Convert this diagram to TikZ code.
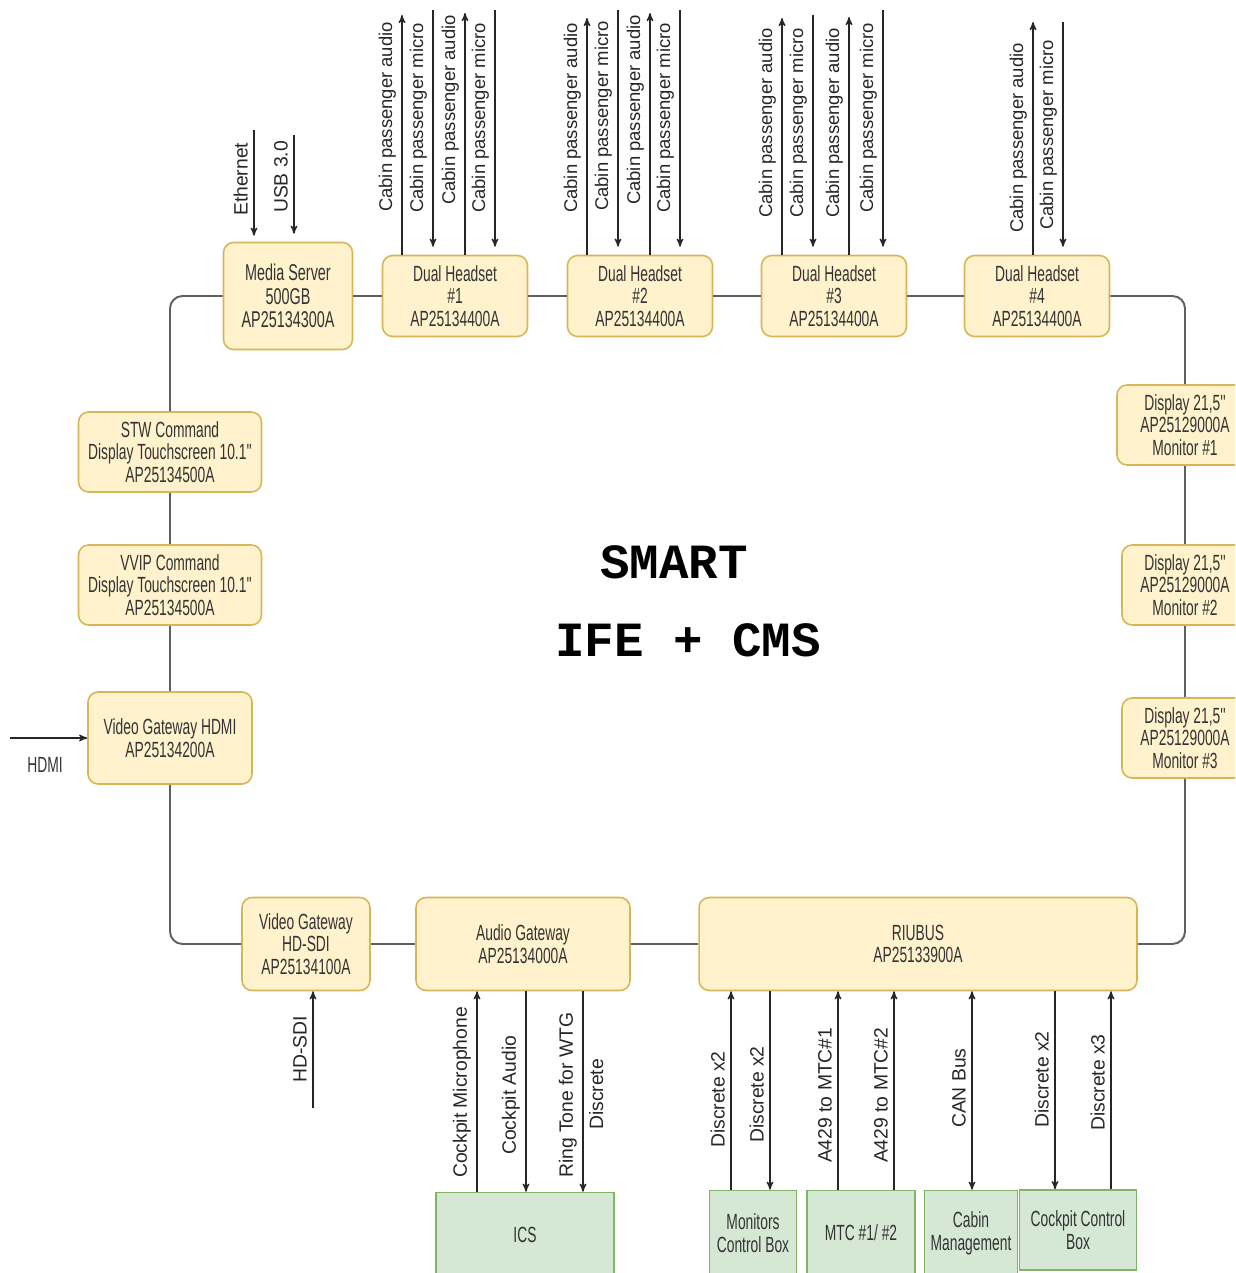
\documentclass[tikz,border=0pt]{standalone}
\usepackage{fontspec}
\usepackage{xcolor}
\usepackage{tikz}
\usetikzlibrary{arrows, positioning}
\setmainfont{Liberation Sans}
\newfontfamily\boxfont[FakeStretch=0.63]{Liberation Sans}
\newfontfamily\titlefont{Liberation Mono}
\definecolor{unitfill}{HTML}{FFF2CC}
\definecolor{unitline}{HTML}{D6B656}
\definecolor{extfill}{HTML}{D5E8D4}
\definecolor{extline}{HTML}{82B366}
\definecolor{busline}{HTML}{5F5F5F}
\tikzset{
	>=stealth', % arrow heads
	x=0.02cm, y=-0.02cm, % one unit is one pixel of the sketch, y going down
	unit/.style={draw=unitline, fill=unitfill, line width=0.9pt, rounded corners=0.2cm, align=center, text=black!80, inner sep=1pt, font=\boxfont\fontsize{12.5}{13}\selectfont}, % yellow equipment boxes
	headset/.style={unit, minimum width=2.9cm, minimum height=1.62cm}, % dual headsets
	command/.style={unit, minimum width=3.66cm, minimum height=1.6cm}, % touchscreens
	display/.style={unit, minimum width=2.52cm, minimum height=1.6cm}, % monitors on the right
	ext/.style={draw=extline, fill=extfill, line width=0.9pt, align=center, text=black!80, inner sep=1pt, font=\boxfont\fontsize{12.5}{13}\selectfont}, % green outside systems
	bus/.style={draw=busline, line width=1.1pt, rounded corners=0.25cm}, % the ring
	sig/.style={draw=black!85, line width=0.7pt}, % signal arrows
	siglabel/.style={rotate=90, anchor=south west, inner sep=1pt, text=black!85, font=\fontsize{11}{12}\selectfont}, % text along a signal
	hslabel/.style={font=\fontsize{10.5}{12}\selectfont}, % headset signals are a bit smaller
}

\begin{document}
\begin{tikzpicture}
	\useasboundingbox (0,0) rectangle (1235,1273);
	\clip (0,0) rectangle (1235,1273);

	% top row
	\node[unit, minimum width=2.58cm, minimum height=2.14cm, font=\boxfont\fontsize{13}{13.5}\selectfont] (ms) at (288,296) {Media Server\\500GB\\AP25134300A};
	\node[headset] (dh1) at (455,296) {Dual Headset\\\#1\\AP25134400A};
	\node[headset] (dh2) at (640,296) {Dual Headset\\\#2\\AP25134400A};
	\node[headset] (dh3) at (834,296) {Dual Headset\\\#3\\AP25134400A};
	\node[headset] (dh4) at (1037,296) {Dual Headset\\\#4\\AP25134400A};

	% left column
	\node[command] (stw) at (170,452) {STW Command\\Display Touchscreen 10.1''\\AP25134500A};
	\node[command] (vvip) at (170,585) {VVIP Command\\Display Touchscreen 10.1''\\AP25134500A};
	\node[unit, minimum width=3.28cm, minimum height=1.84cm] (vghdmi) at (170,738) {Video Gateway HDMI\\AP25134200A};

	% right column
	\node[display, minimum width=2.72cm] (disp1) at (1185,425) {Display 21,5''\\AP25129000A\\Monitor \#1};
	\node[display] (disp2) at (1185,585) {Display 21,5''\\AP25129000A\\Monitor \#2};
	\node[display] (disp3) at (1185,738) {Display 21,5''\\AP25129000A\\Monitor \#3};

	% bottom row
	\node[unit, minimum width=2.56cm, minimum height=1.86cm] (vgsdi) at (306,944) {Video Gateway\\HD-SDI\\AP25134100A};
	\node[unit, minimum width=4.28cm, minimum height=1.86cm] (agw) at (523,944) {Audio Gateway\\AP25134000A};
	\node[unit, minimum width=8.76cm, minimum height=1.86cm] (riu) at (918,944) {RIUBUS\\AP25133900A};

	% outside systems
	\node[ext, minimum width=3.56cm, minimum height=1.7cm] (ics) at (525,1235) {ICS};
	\node[ext, minimum width=1.74cm, minimum height=1.7cm] (mcb) at (753,1233) {Monitors\\Control Box};
	\node[ext, minimum width=2.16cm, minimum height=1.7cm] (mtc) at (861,1233) {MTC \#1/ \#2};
	\node[ext, minimum width=1.86cm, minimum height=1.7cm] (cab) at (971,1233) {Cabin\\Management};
	\node[ext, minimum width=2.34cm, minimum height=1.6cm] (ccb) at (1078,1230) {Cockpit Control\\Box};

	% title
	\node[font=\titlefont\bfseries\fontsize{28}{30}\selectfont] (title1) at (674,562) {SMART};
	\node[font=\titlefont\bfseries\fontsize{28}{30}\selectfont] (title2) at (688,640) {IFE + CMS};

	% the ring
	\draw[bus] (ms.west) -| (stw.north);
	\draw[bus] (stw) -- (vvip);
	\draw[bus] (vvip) -- (vghdmi);
	\draw[bus] (vghdmi.south) |- (vgsdi.west);
	\draw[bus] (vgsdi) -- (agw);
	\draw[bus] (agw) -- (riu);
	\draw[bus] (riu.east) -| (disp3.south);
	\draw[bus] (disp3) -- (disp2);
	\draw[bus] (disp2) -- (disp1);
	\draw[bus] (disp1.north) |- (dh4.east);
	\draw[bus] (ms) -- (dh1);
	\draw[bus] (dh1) -- (dh2);
	\draw[bus] (dh2) -- (dh3);
	\draw[bus] (dh3) -- (dh4);

	% media server inputs
	\coordinate (eth) at (254,130);
	\coordinate (usb) at (294,135);
	\draw[sig,->, shorten >=0.12cm] (eth) -- (ms.north -| eth);
	\draw[sig,->, shorten >=0.16cm] (usb) -- (ms.north -| usb);
	\node[siglabel] (labeth) at (250,218) {Ethernet};
	\node[siglabel] (labusb) at (290,215) {USB 3.0};

	% headset audio out
	\foreach \x/\hs/\yt/\yl in {402/dh1/15/214, 465/dh1/13/207, 587/dh2/18/215, 650/dh2/13/207, 782/dh3/18/220, 849/dh3/17/220, 1033/dh4/22/235}
	{
		\coordinate (up\x) at (\x,\yt);
		\draw[sig,->] (\hs.north -| up\x) -- (up\x);
		\node[siglabel, hslabel] (lab\x) at (\x-4,\yl) {Cabin passenger audio};
	}
	% headset micro in
	\foreach \x/\hs/\yt/\yl in {433/dh1/10/215, 495/dh1/10/215, 618/dh2/10/213, 680/dh2/10/215, 813/dh3/15/220, 883/dh3/10/215, 1063/dh4/22/232}
	{
		\coordinate (dn\x) at (\x,\yt);
		\draw[sig,->, shorten >=0.16cm] (dn\x) -- (\hs.north -| dn\x);
		\node[siglabel, hslabel] (lab\x) at (\x-4,\yl) {Cabin passenger micro};
	}

	% video inputs
	\coordinate (hdmiin) at (10,738);
	\draw[sig,->] (hdmiin) -- (vghdmi.west);
	\node[font=\boxfont\fontsize{12.5}{13}\selectfont, text=black!80] (labhdmi) at (45,765) {HDMI};
	\coordinate (sdiin) at (313,1108);
	\draw[sig,->] (sdiin) -- (vgsdi.south -| sdiin);
	\node[siglabel] (labsdi) at (309,1085) {HD-SDI};

	% signals going up into the gateways
	\foreach \x/\dev/\gw/\yl/\txt in {477/ics/agw/1180/Cockpit Microphone, 731/mcb/riu/1150/Discrete x2, 838/mtc/riu/1165/A429 to MTC\#1, 894/mtc/riu/1165/A429 to MTC\#2, 1111/ccb/riu/1133/Discrete x3}
	{
		\coordinate (sx\x) at (\x,1100);
		\draw[sig,->] (\dev.north -| sx\x) -- (\gw.south -| sx\x);
		\node[siglabel] (lab\x) at (\x-4,\yl) {\txt};
	}
	% signals going down out of the gateways
	\foreach \x/\dev/\gw/\yl/\txt in {526/ics/agw/1157/Cockpit Audio, 583/ics/agw/1180/Ring Tone for WTG, 770/mcb/riu/1145/Discrete x2, 1055/ccb/riu/1130/Discrete x2}
	{
		\coordinate (sx\x) at (\x,1100);
		\draw[sig,->] (\gw.south -| sx\x) -- (\dev.north -| sx\x);
		\node[siglabel] (lab\x) at (\x-4,\yl) {\txt};
	}
	\node[siglabel, anchor=north west] (labdisc) at (587,1132) {Discrete};
	% CAN bus both ways
	\coordinate (sxcan) at (972,1100);
	\draw[sig,<->] (cab.north -| sxcan) -- (riu.south -| sxcan);
	\node[siglabel] (labcan) at (968,1130) {CAN Bus};
\end{tikzpicture}
\end{document}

Requirement = Leave the pictures out and reproduce exactly the lines from the top of the listing above through the line with "(dh4) at (1037,296)".

Full solution =
Convert this diagram to TikZ code.
\documentclass[tikz,border=0pt]{standalone}
\usepackage{fontspec}
\usepackage{xcolor}
\usepackage{tikz}
\usetikzlibrary{arrows, positioning}
\setmainfont{Liberation Sans}
\newfontfamily\boxfont[FakeStretch=0.63]{Liberation Sans}
\newfontfamily\titlefont{Liberation Mono}
\definecolor{unitfill}{HTML}{FFF2CC}
\definecolor{unitline}{HTML}{D6B656}
\definecolor{extfill}{HTML}{D5E8D4}
\definecolor{extline}{HTML}{82B366}
\definecolor{busline}{HTML}{5F5F5F}
\tikzset{
	>=stealth', % arrow heads
	x=0.02cm, y=-0.02cm, % one unit is one pixel of the sketch, y going down
	unit/.style={draw=unitline, fill=unitfill, line width=0.9pt, rounded corners=0.2cm, align=center, text=black!80, inner sep=1pt, font=\boxfont\fontsize{12.5}{13}\selectfont}, % yellow equipment boxes
	headset/.style={unit, minimum width=2.9cm, minimum height=1.62cm}, % dual headsets
	command/.style={unit, minimum width=3.66cm, minimum height=1.6cm}, % touchscreens
	display/.style={unit, minimum width=2.52cm, minimum height=1.6cm}, % monitors on the right
	ext/.style={draw=extline, fill=extfill, line width=0.9pt, align=center, text=black!80, inner sep=1pt, font=\boxfont\fontsize{12.5}{13}\selectfont}, % green outside systems
	bus/.style={draw=busline, line width=1.1pt, rounded corners=0.25cm}, % the ring
	sig/.style={draw=black!85, line width=0.7pt}, % signal arrows
	siglabel/.style={rotate=90, anchor=south west, inner sep=1pt, text=black!85, font=\fontsize{11}{12}\selectfont}, % text along a signal
	hslabel/.style={font=\fontsize{10.5}{12}\selectfont}, % headset signals are a bit smaller
}

\begin{document}
\begin{tikzpicture}
	\useasboundingbox (0,0) rectangle (1235,1273);
	\clip (0,0) rectangle (1235,1273);

	% top row
	\node[unit, minimum width=2.58cm, minimum height=2.14cm, font=\boxfont\fontsize{13}{13.5}\selectfont] (ms) at (288,296) {Media Server\\500GB\\AP25134300A};
	\node[headset] (dh1) at (455,296) {Dual Headset\\\#1\\AP25134400A};
	\node[headset] (dh2) at (640,296) {Dual Headset\\\#2\\AP25134400A};
	\node[headset] (dh3) at (834,296) {Dual Headset\\\#3\\AP25134400A};
	\node[headset] (dh4) at (1037,296) {Dual Headset\\\#4\\AP25134400A};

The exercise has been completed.